(What is expected):
Please report every line from the material that contains the word "matplotlib".
════
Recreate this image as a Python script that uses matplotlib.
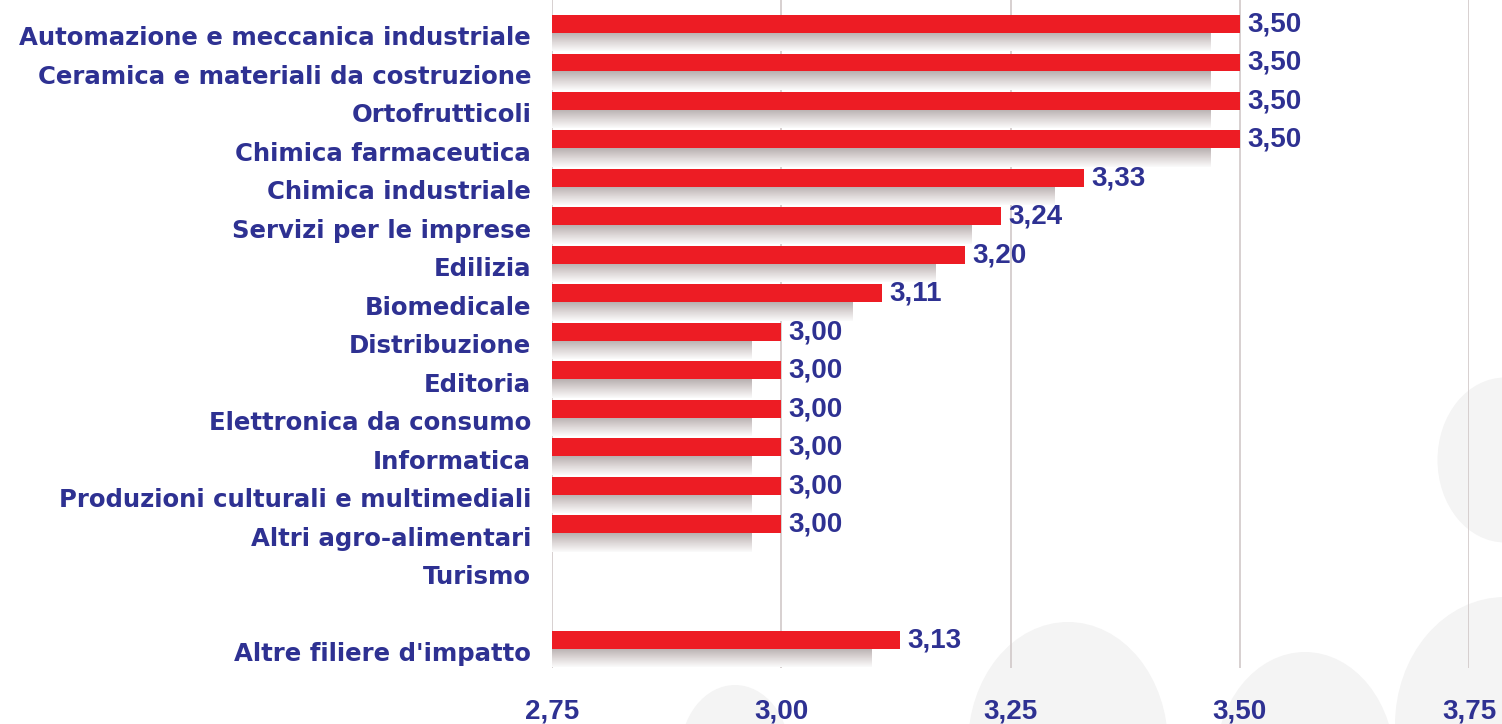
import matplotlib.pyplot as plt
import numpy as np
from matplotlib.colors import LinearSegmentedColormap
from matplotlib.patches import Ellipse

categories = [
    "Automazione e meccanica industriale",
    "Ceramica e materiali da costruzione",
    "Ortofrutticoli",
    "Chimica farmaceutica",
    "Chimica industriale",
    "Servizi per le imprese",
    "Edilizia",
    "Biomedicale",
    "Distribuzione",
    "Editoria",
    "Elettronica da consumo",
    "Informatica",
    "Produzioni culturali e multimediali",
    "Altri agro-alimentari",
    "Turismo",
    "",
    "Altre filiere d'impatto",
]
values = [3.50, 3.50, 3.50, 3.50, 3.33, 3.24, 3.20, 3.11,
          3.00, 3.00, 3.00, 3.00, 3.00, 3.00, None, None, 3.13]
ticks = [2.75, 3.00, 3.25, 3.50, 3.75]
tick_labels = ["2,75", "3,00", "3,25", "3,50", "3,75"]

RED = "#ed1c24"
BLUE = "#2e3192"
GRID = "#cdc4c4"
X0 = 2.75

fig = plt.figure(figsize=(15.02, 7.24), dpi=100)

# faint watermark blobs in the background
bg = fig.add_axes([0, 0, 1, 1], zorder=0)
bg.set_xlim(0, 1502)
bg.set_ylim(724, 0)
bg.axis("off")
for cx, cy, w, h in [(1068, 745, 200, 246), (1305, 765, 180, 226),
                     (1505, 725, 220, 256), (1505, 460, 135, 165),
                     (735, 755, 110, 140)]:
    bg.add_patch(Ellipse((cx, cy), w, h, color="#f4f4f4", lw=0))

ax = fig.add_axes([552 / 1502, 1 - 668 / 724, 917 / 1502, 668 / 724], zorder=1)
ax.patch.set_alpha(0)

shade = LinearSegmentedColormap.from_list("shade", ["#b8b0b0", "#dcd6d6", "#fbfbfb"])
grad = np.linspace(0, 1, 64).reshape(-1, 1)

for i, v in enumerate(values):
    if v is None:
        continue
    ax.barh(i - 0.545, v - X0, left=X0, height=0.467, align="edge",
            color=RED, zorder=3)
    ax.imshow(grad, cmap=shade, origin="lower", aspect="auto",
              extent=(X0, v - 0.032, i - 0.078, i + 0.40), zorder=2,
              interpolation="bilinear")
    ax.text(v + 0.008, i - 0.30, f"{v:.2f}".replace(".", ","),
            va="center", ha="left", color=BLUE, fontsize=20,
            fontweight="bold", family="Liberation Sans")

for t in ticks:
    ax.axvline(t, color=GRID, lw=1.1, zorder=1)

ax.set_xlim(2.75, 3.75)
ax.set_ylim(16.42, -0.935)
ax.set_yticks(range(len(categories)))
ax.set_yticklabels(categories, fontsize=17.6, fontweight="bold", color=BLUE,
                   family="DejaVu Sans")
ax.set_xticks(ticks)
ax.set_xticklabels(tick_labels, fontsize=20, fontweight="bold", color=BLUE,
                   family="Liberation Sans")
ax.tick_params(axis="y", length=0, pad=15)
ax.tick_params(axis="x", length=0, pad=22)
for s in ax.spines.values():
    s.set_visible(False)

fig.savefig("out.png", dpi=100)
════
(The solution):
Recreate this image as a Python script that uses matplotlib.
import matplotlib.pyplot as plt
from matplotlib.colors import LinearSegmentedColormap
from matplotlib.patches import Ellipse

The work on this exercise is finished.